Support for Israel is so central to U.S. imperial strategy and the interests of the U.S. ruling class that it is non-negotiable. There is a unanimous bipartisan consensus among the political elite, just as there is on the most fundamental issues for capitalist rule. Their new program for the 2024 elections is just the latest confirmation of which side they’re on.

Our movement as a whole needs to give up on the hopeless and demeaning efforts to reform or exert conditional pressure on the Democratic Party. The party doesn’t represent us and it’s not going to. Seeing the true character of the party, we must adopt demands and strategies that build the power of the movement as an independent force. We can halt Israel’s genocidal war by forcing the U.S. to withdraw all support to Israel through a well-organized nationwide movement based on mass struggle. Anything less ensures that the terrifying politics of the status quo will continue.

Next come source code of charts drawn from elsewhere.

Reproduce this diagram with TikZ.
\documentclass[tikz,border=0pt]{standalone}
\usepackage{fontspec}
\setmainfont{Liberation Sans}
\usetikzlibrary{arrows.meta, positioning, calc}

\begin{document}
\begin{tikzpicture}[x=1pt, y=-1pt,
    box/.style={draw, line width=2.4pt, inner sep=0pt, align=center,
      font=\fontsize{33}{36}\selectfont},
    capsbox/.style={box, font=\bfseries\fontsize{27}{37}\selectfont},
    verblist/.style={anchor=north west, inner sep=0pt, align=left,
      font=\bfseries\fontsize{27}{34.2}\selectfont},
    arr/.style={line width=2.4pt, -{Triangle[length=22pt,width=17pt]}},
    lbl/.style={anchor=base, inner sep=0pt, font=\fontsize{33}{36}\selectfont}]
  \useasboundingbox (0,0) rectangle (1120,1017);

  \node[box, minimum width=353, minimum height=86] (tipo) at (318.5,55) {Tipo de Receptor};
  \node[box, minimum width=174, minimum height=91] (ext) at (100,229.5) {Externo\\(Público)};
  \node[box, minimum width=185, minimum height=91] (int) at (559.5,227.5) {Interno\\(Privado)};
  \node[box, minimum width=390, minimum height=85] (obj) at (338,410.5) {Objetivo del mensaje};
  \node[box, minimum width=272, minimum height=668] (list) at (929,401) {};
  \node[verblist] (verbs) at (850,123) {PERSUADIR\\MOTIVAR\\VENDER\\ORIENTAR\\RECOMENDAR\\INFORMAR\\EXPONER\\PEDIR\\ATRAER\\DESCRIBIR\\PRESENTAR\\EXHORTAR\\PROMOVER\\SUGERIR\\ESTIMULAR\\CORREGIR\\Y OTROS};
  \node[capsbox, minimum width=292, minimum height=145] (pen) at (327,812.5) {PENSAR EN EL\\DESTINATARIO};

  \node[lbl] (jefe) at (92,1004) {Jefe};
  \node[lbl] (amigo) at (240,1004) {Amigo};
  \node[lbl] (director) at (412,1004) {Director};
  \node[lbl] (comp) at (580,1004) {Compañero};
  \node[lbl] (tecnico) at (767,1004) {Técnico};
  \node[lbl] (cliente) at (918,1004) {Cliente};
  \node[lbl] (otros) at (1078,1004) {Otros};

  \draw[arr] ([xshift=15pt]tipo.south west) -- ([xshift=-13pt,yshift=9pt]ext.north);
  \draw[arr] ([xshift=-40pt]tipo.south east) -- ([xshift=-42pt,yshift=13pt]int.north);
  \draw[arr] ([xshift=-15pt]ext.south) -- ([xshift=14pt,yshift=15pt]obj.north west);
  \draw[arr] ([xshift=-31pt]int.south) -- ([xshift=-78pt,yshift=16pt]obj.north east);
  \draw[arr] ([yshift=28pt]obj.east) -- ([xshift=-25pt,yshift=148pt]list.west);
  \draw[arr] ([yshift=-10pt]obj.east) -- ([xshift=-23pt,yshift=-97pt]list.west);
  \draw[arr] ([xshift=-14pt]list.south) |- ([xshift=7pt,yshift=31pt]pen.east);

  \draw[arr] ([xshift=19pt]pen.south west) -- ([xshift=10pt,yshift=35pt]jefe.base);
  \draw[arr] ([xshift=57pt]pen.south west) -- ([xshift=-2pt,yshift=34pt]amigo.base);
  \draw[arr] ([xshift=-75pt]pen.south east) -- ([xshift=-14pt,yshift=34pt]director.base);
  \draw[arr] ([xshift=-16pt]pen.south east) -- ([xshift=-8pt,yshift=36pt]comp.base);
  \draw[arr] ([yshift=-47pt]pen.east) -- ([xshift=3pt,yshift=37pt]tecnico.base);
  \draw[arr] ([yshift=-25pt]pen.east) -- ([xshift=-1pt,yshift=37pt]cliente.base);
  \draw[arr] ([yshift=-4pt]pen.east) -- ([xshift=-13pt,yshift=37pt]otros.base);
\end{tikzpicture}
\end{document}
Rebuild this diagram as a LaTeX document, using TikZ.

As a movement, let’s listen to the Democrats’ statements and accept the simple truth: If you want to see liberation for the Palestinian people, you have no home in the Democratic Party. We are not going to change the minds of Kamala Harris or the hundreds of operatives at the DNC. They’re not going to change their positions, but we can change their actions if we fight independently and turn this into a movement of millions.

Those of us in the United States collectively have more power to influence the course of events in Israel and Palestine than just about anyone. That makes it our duty to organize a mass solidarity movement for Palestinian liberation and make the current situation untenable. The Democratic Party knows that our movement is a threat, so let’s carry out the threat and do our part to support Palestinians as they fight for liberation.